South Africa Zuma riots: What's behind the violence and looting?
- Published
Some are calling events over the last week democratic South Africa's "darkest hour".
Is it more than a spontaneous triggering of anger brought about by the jailing of former President Jacob Zuma? Many analysts say it is and that there is a "third force" sympathetic to the former president at play.
The government's language too has changed significantly, from not saying much in the early days of the lawlessness to calling out what it says has been "economic sabotage". Some commentators have even gone as far as to warn that the unrest has the hallmarks of an "attempted coup" and an "insurrection".
President Cyril Ramaphosa has said that the violence was pre-planned, but has not said who he suspects was behind it.
Ferial Haffajee, associate editor of the Daily Maverick, has written about a co-ordinated strategy of chaos, masterminded by a dozen close associates of the former president.
Referencing a number of senior sources from inside the ruling African National Congress (ANC) and intelligence services, Haffajee has sketched an outline of that strategy - from the burning of transport trucks in KwaZulu-Natal seen in the early days of the insurrection, to the blocking of key routes from the port in Durban to the economic heart of South Africa, Gauteng. The suggestion is this was intended to further undermine and weaken an already fragile economy, and by extension Mr Ramaphosa's government.
This could be coming from within both the ruling party and the country's intelligence services.
There are two clear and opposing forces in the ANC. One is headed by President Ramaphosa, who his supporters say is slowly rebuilding state institutions and accountability after a decade of corruption and looting during the Zuma administration. The other, known as the RET faction, is sympathetic and fiercely loyal to the former president. They were perhaps beneficiaries of this "state capture" and feel cornered by the momentum gained by the Ramaphosa faction. They want a change of guard, urgently and so stand to benefit if the current president is weakened.
Zuma was the spymaster of the ANC inside and outside of South Africa during the years of white-minority rule, before returning triumphantly in 1990. Almost four years since leaving office, he is believed to have maintained staunch allies in the intelligence services.
That's not surprising.
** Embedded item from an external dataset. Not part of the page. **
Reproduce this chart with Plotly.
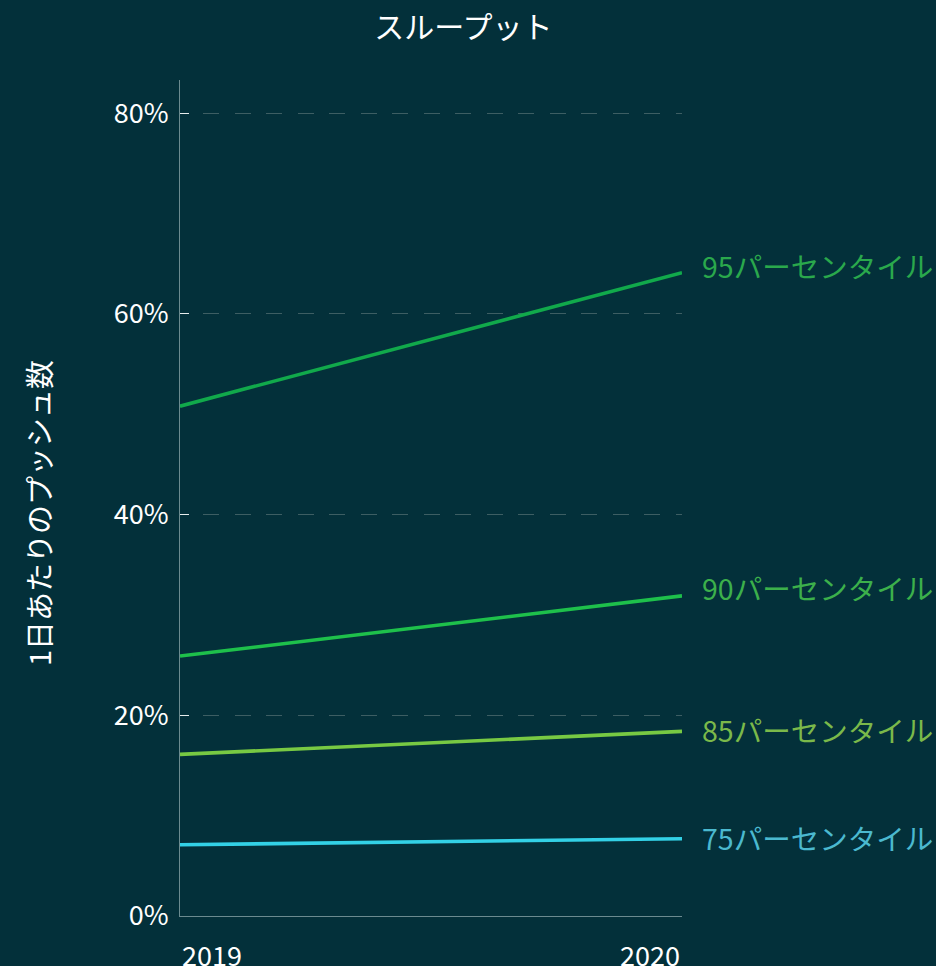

During his term in office significant amounts of money were channelled in that direction. In fact, what has come out of the recent commission investigating corruption during Zuma's presidency is the suggestion that during his years in power, parallel intelligence structures were set up, in effect doing the president's bidding.
If true, the remnants of those structures surely still exist. Prof Susan Booysen points out that despite a 2018 report identifying "parallel intelligence structures" potentially aligned to or sympathetic with the former president, little has been done by the current administration to root these elements out. We could be seeing the effects of that now.
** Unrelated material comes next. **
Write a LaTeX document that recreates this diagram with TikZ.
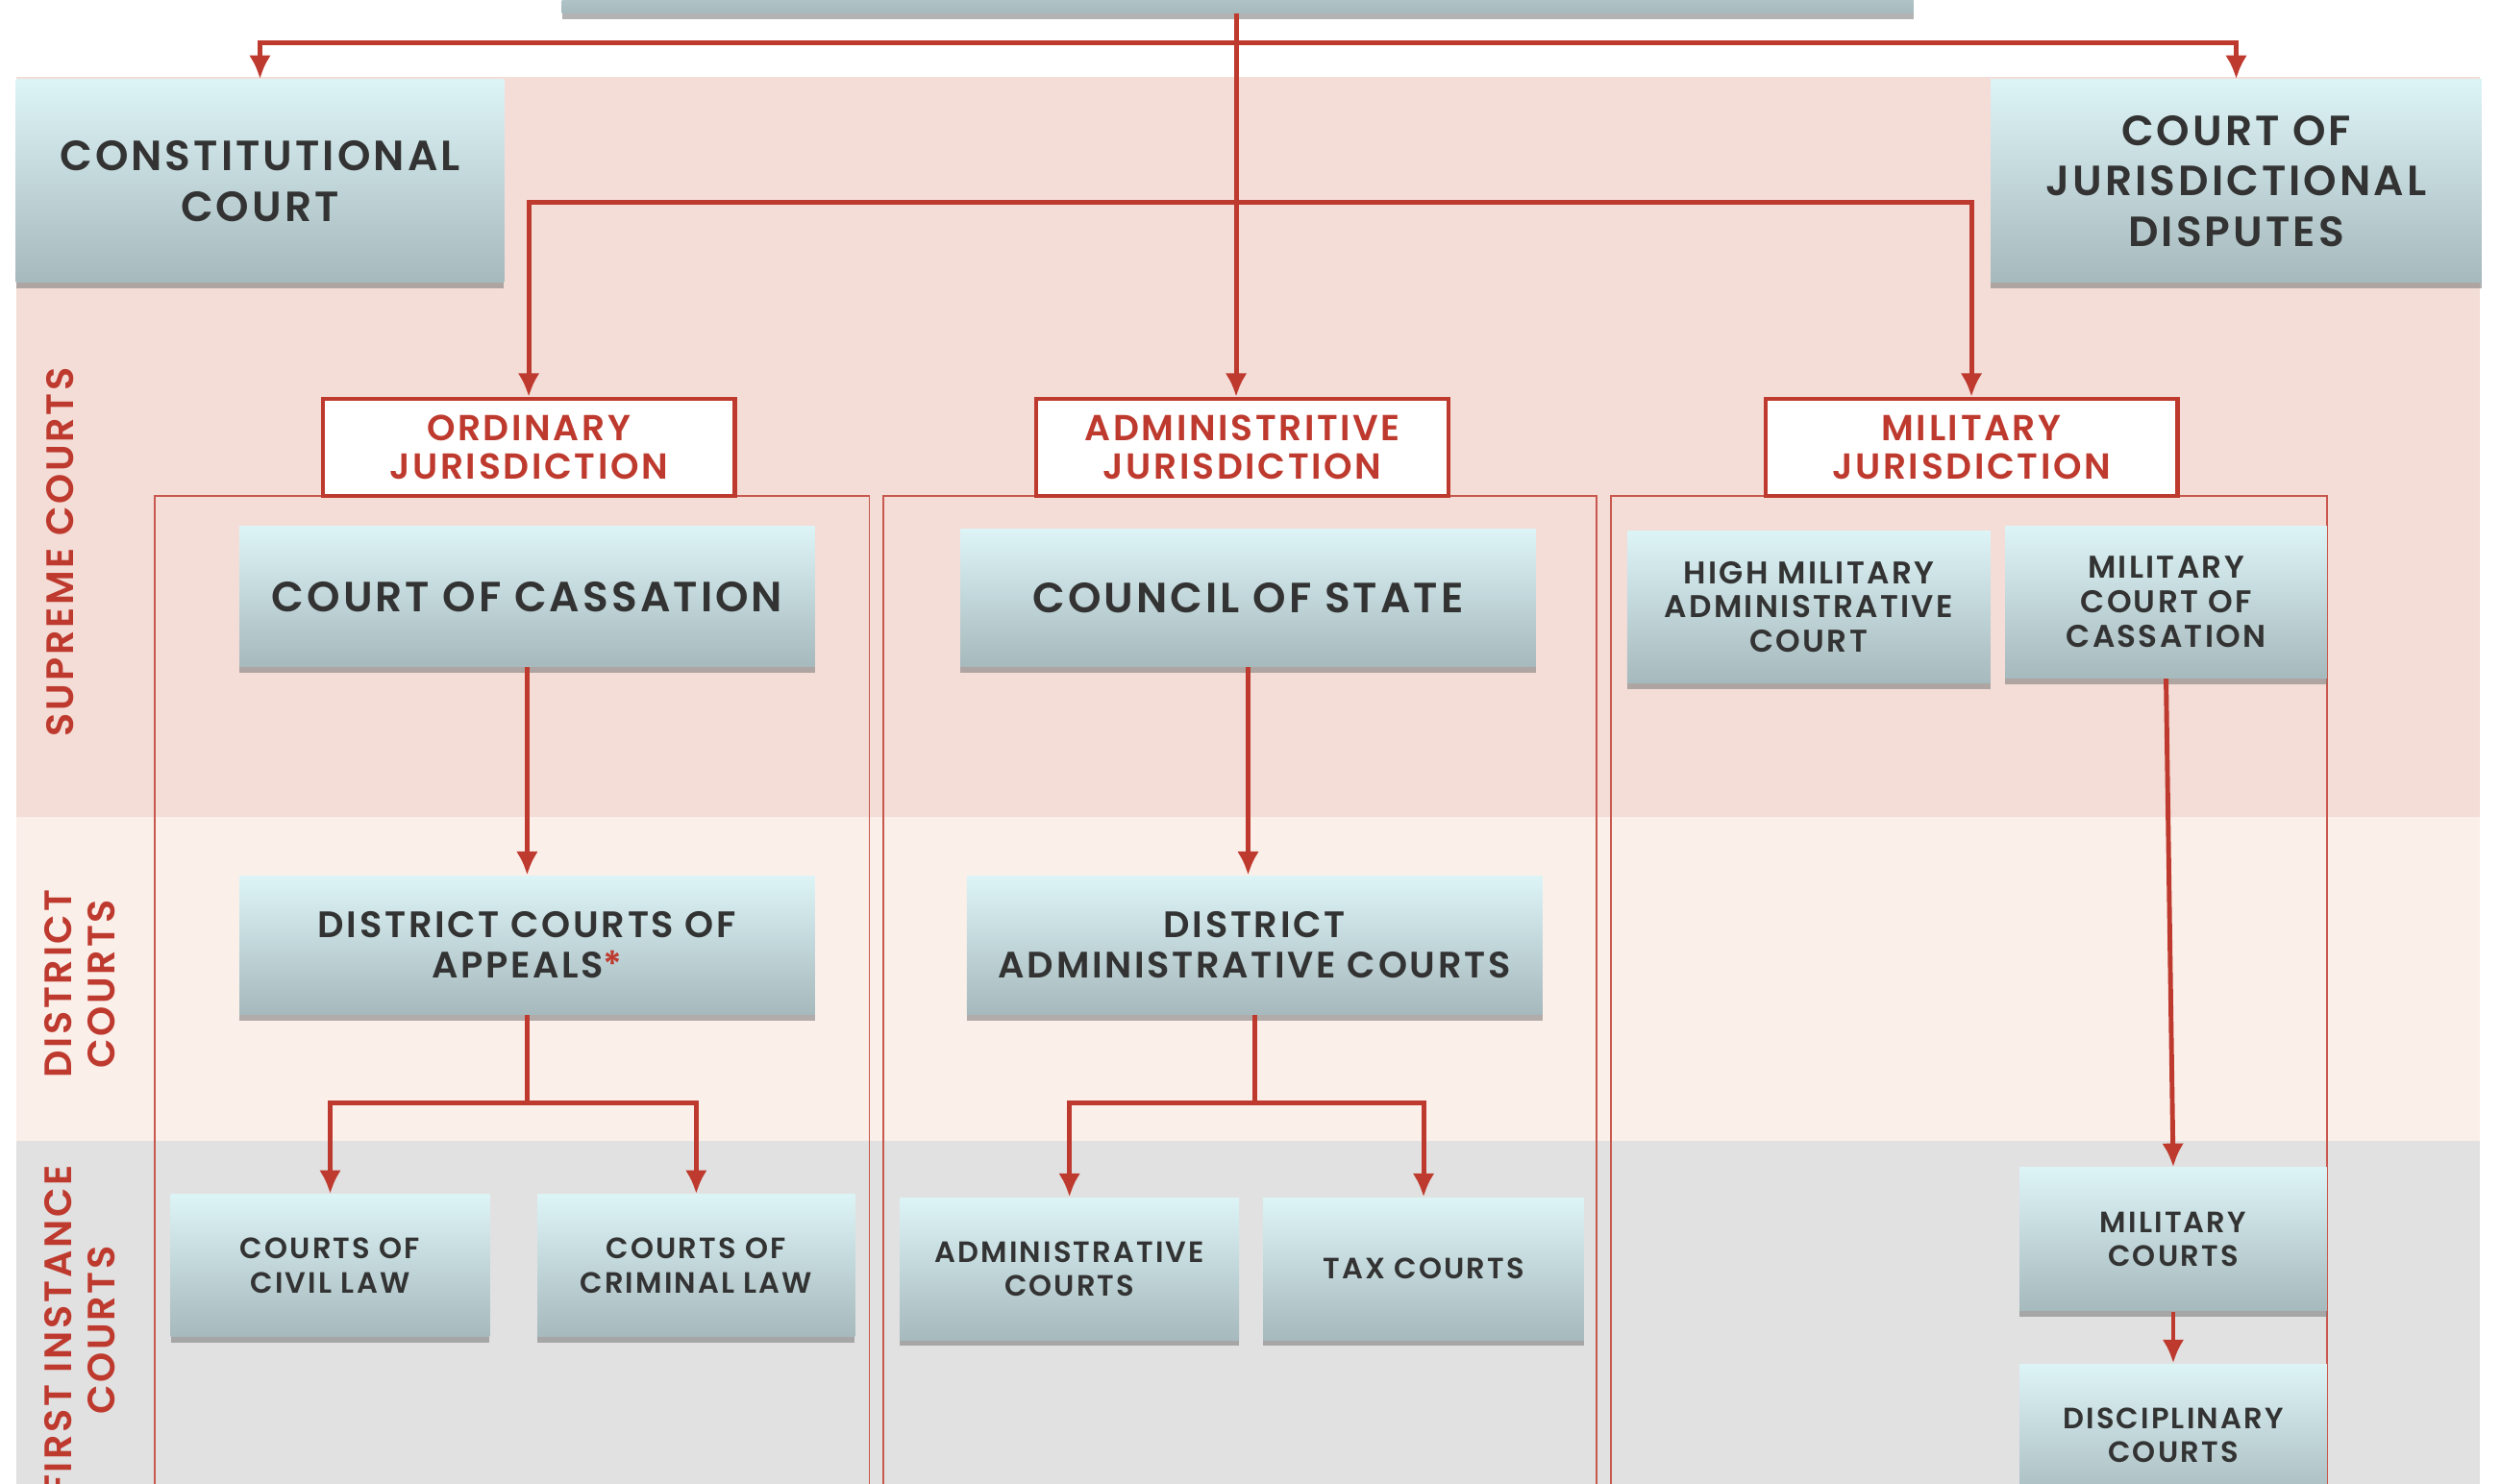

Allies and supporters of Zuma deny this, saying purported links to political in-fighting or intelligence structures are an attempt to mask serious government failings in delivering services for the poor, as well as both predicting and dealing with the outbreak of violence.
Certainly the government's response was both delayed and dramatic - and hugely significant because of that.
The announcement of the request for 25,000 extra troops for three months needs to be understood in the context of South Africa's history. It is unprecedented and is the largest such deployment since the end of apartheid.
Yet in the days leading up to this, the political and military leadership of the country sounded reluctant to commit to more troops publicly - even less so to declare a "state of emergency".
This is not a surprise, whatever is happening on the ground.
More about South Africa's riots:
At a meeting of top security officials, the defence force bluntly reminded South Africans that soldiers are not there to enforce laws, that's the job of the police.
This is a nod to South Africa's infamous apartheid states of emergency in the mid-1980s when the country was under martial law.
The use of the military is highly sensitive. That they have deployed soldiers in the numbers that they have indicates the seriousness of the situation.
This has clearly gone beyond containing looting, to something closer to the need to protect life and national strategic interests such as the port of Durban, oil refineries, communication networks and key businesses as well as supply lines for food and fuel - all of which have been threatened or attacked.
There are a number of individuals inside the ANC and the country's intelligence services with much to lose should accountability and the rule of law hold, as it did so dramatically earlier this month when the former president was jailed by the Constitutional Court.
With the pushback against that comes insecurity, trauma and food and fuel shortages. As seems inevitable, it is the unemployed and the desperate paying the price.